# [GIVEN REQUEST]
Copy out exactly the lines spanning the line with "Write a web" to the line with "38.8, 40.3, 42.1];", inclusive, from the data underneath, with no pictures.

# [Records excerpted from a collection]
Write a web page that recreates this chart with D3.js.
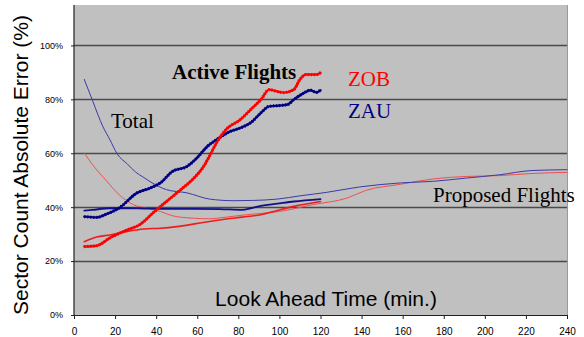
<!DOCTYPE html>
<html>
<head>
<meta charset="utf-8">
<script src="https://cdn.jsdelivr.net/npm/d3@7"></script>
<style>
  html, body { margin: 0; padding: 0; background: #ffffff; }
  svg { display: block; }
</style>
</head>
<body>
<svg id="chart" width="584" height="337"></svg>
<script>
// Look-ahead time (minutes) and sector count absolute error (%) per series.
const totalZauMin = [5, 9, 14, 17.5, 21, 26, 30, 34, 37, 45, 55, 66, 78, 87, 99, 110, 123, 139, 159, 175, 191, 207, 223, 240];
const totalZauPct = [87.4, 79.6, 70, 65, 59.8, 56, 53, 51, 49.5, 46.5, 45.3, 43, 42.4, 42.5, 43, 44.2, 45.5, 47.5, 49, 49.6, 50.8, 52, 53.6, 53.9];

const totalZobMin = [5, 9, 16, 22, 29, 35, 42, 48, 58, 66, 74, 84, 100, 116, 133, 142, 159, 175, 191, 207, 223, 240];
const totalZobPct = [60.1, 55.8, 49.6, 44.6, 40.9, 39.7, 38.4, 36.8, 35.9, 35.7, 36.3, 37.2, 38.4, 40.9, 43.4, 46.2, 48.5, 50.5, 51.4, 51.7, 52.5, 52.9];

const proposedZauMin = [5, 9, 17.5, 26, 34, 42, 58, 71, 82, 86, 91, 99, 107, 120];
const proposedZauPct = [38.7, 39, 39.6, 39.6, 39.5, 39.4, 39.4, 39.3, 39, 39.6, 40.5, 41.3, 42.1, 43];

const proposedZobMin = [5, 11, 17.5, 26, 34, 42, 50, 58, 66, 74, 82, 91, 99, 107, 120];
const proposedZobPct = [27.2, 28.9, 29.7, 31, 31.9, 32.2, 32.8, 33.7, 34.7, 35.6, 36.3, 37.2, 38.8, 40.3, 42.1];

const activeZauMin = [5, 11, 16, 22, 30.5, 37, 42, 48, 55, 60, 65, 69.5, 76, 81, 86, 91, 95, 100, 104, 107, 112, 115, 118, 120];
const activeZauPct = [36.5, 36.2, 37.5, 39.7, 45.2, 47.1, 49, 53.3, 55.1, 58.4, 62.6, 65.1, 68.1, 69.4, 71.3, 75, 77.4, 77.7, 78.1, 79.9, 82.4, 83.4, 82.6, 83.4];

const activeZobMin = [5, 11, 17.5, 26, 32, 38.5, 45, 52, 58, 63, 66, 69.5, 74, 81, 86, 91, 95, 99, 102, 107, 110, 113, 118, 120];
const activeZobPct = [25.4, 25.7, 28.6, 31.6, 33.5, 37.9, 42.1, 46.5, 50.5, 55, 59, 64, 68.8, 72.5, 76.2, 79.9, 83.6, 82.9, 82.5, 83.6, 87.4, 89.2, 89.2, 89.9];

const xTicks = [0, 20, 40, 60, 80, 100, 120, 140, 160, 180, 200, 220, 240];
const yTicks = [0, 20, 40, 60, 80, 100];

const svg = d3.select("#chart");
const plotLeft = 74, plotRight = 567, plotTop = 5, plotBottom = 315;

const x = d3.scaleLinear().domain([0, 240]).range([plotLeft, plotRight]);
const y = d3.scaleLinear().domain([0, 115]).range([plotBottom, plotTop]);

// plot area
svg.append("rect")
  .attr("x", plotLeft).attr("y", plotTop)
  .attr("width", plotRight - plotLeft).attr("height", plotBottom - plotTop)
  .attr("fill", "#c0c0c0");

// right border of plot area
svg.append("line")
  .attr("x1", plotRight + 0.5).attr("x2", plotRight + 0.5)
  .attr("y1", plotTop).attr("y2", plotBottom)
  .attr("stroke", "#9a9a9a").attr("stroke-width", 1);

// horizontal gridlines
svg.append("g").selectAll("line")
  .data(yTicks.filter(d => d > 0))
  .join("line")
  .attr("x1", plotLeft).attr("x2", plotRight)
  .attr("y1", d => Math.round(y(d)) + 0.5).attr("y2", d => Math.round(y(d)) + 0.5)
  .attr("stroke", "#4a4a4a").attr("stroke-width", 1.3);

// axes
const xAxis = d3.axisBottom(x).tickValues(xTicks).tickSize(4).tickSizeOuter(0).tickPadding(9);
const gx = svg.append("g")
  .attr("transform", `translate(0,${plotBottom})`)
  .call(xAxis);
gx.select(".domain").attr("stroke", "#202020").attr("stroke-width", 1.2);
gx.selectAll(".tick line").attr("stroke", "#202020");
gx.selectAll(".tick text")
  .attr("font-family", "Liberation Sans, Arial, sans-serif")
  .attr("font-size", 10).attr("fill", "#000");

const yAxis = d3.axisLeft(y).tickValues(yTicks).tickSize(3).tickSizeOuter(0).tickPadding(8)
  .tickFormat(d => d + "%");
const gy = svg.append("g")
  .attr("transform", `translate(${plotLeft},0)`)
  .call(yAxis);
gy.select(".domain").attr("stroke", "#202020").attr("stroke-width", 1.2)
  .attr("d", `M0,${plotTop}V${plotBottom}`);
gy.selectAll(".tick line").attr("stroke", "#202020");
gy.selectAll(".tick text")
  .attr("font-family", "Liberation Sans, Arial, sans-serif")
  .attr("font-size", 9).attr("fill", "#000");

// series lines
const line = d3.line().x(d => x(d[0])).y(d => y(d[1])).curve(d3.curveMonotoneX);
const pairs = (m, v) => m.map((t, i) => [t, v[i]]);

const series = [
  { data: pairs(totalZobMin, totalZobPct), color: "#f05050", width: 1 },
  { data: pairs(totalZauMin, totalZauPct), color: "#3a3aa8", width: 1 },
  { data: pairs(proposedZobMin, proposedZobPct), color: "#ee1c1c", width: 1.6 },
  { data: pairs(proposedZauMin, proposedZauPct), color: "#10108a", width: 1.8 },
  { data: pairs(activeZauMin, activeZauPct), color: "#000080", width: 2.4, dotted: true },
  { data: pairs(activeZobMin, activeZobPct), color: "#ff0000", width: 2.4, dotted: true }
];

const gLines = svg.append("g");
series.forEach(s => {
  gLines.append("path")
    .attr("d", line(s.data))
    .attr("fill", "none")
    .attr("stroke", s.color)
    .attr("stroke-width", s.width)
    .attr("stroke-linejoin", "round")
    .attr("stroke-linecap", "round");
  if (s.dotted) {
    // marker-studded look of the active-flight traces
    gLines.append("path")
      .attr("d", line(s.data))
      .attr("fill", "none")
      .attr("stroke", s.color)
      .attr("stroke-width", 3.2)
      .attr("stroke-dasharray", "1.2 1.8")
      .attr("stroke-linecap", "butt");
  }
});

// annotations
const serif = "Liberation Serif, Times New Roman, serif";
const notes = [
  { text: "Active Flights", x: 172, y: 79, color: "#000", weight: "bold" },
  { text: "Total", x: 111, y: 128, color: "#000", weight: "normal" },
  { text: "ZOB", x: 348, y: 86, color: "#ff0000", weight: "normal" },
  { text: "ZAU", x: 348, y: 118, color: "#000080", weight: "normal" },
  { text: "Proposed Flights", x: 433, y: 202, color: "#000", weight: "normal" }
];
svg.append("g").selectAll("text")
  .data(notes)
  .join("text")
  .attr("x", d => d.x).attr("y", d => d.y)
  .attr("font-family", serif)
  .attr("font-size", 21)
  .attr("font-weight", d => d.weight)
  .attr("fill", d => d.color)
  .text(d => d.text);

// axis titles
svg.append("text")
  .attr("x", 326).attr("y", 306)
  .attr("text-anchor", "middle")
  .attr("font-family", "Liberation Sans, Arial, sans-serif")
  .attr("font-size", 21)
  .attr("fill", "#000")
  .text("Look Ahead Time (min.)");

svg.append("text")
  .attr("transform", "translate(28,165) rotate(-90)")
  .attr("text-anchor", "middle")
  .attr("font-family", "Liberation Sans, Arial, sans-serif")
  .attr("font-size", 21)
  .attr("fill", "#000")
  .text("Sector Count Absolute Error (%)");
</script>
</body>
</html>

* * *

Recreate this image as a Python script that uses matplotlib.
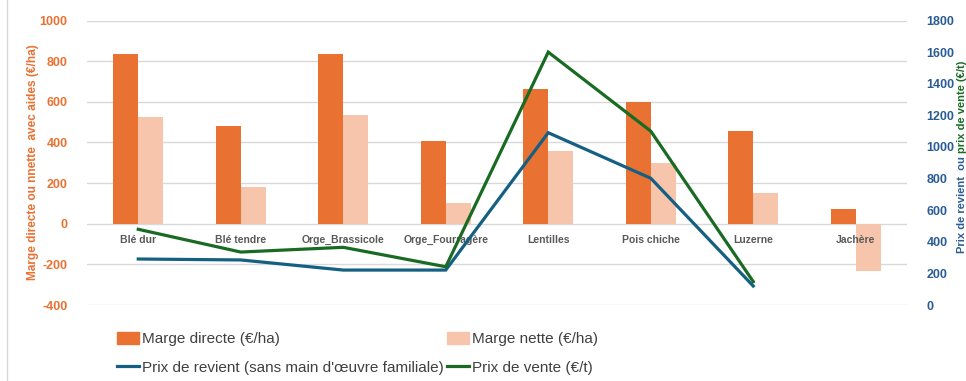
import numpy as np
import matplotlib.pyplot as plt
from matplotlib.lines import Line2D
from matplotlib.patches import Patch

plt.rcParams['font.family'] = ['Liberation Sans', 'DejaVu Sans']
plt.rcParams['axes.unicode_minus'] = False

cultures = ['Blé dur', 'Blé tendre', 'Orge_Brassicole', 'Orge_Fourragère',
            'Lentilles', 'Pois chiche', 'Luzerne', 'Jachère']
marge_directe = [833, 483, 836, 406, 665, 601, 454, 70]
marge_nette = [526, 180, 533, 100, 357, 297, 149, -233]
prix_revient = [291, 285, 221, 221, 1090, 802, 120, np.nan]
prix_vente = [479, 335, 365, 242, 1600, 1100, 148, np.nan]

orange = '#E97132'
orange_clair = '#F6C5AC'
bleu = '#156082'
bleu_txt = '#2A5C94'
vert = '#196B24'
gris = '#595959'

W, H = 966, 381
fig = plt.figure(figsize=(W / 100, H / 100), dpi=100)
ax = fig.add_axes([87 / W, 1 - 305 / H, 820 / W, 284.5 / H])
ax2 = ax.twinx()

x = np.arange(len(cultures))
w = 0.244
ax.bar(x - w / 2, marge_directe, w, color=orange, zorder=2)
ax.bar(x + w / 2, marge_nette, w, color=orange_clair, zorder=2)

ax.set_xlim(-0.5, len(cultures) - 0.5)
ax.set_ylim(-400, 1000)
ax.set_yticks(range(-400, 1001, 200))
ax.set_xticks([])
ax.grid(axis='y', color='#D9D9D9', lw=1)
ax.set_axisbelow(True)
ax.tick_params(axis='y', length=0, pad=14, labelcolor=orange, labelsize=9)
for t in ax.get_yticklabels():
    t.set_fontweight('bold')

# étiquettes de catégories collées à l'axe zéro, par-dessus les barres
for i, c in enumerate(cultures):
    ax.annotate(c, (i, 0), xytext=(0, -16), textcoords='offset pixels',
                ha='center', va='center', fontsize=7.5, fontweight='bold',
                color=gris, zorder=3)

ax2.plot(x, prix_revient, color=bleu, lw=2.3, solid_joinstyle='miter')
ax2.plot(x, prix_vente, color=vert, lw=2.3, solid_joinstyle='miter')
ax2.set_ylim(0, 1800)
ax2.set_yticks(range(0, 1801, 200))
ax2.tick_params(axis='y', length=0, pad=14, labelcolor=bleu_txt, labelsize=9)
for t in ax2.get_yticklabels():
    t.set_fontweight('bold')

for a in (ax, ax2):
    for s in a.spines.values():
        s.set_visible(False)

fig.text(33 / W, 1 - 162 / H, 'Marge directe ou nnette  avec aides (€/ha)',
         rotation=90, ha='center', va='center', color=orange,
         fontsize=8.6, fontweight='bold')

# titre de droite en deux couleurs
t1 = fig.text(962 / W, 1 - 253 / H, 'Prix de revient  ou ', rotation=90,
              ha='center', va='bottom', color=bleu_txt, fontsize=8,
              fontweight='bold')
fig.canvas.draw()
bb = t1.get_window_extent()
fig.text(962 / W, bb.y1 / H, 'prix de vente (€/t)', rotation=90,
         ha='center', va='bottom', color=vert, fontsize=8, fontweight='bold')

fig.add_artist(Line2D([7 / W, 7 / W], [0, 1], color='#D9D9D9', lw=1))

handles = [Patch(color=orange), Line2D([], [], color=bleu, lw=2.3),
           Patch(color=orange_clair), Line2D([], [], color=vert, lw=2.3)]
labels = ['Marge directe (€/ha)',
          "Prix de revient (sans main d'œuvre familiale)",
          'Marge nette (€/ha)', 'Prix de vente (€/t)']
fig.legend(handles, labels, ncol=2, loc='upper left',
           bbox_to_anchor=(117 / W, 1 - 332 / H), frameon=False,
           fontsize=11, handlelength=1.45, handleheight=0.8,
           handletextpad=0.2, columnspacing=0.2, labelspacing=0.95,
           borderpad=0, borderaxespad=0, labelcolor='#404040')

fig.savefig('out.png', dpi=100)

# [WRITTEN RESPONSE]
Write a web page that recreates this chart with D3.js.
<!DOCTYPE html>
<html>
<head>
<meta charset="utf-8">
<script src="https://cdn.jsdelivr.net/npm/d3@7"></script>
<style>
  html, body { margin: 0; padding: 0; background: #ffffff; }
  svg { display: block; }
</style>
</head>
<body>
<svg id="chart" width="584" height="337"></svg>
<script>
// Look-ahead time (minutes) and sector count absolute error (%) per series.
const totalZauMin = [5, 9, 14, 17.5, 21, 26, 30, 34, 37, 45, 55, 66, 78, 87, 99, 110, 123, 139, 159, 175, 191, 207, 223, 240];
const totalZauPct = [87.4, 79.6, 70, 65, 59.8, 56, 53, 51, 49.5, 46.5, 45.3, 43, 42.4, 42.5, 43, 44.2, 45.5, 47.5, 49, 49.6, 50.8, 52, 53.6, 53.9];

const totalZobMin = [5, 9, 16, 22, 29, 35, 42, 48, 58, 66, 74, 84, 100, 116, 133, 142, 159, 175, 191, 207, 223, 240];
const totalZobPct = [60.1, 55.8, 49.6, 44.6, 40.9, 39.7, 38.4, 36.8, 35.9, 35.7, 36.3, 37.2, 38.4, 40.9, 43.4, 46.2, 48.5, 50.5, 51.4, 51.7, 52.5, 52.9];

const proposedZauMin = [5, 9, 17.5, 26, 34, 42, 58, 71, 82, 86, 91, 99, 107, 120];
const proposedZauPct = [38.7, 39, 39.6, 39.6, 39.5, 39.4, 39.4, 39.3, 39, 39.6, 40.5, 41.3, 42.1, 43];

const proposedZobMin = [5, 11, 17.5, 26, 34, 42, 50, 58, 66, 74, 82, 91, 99, 107, 120];
const proposedZobPct = [27.2, 28.9, 29.7, 31, 31.9, 32.2, 32.8, 33.7, 34.7, 35.6, 36.3, 37.2, 38.8, 40.3, 42.1];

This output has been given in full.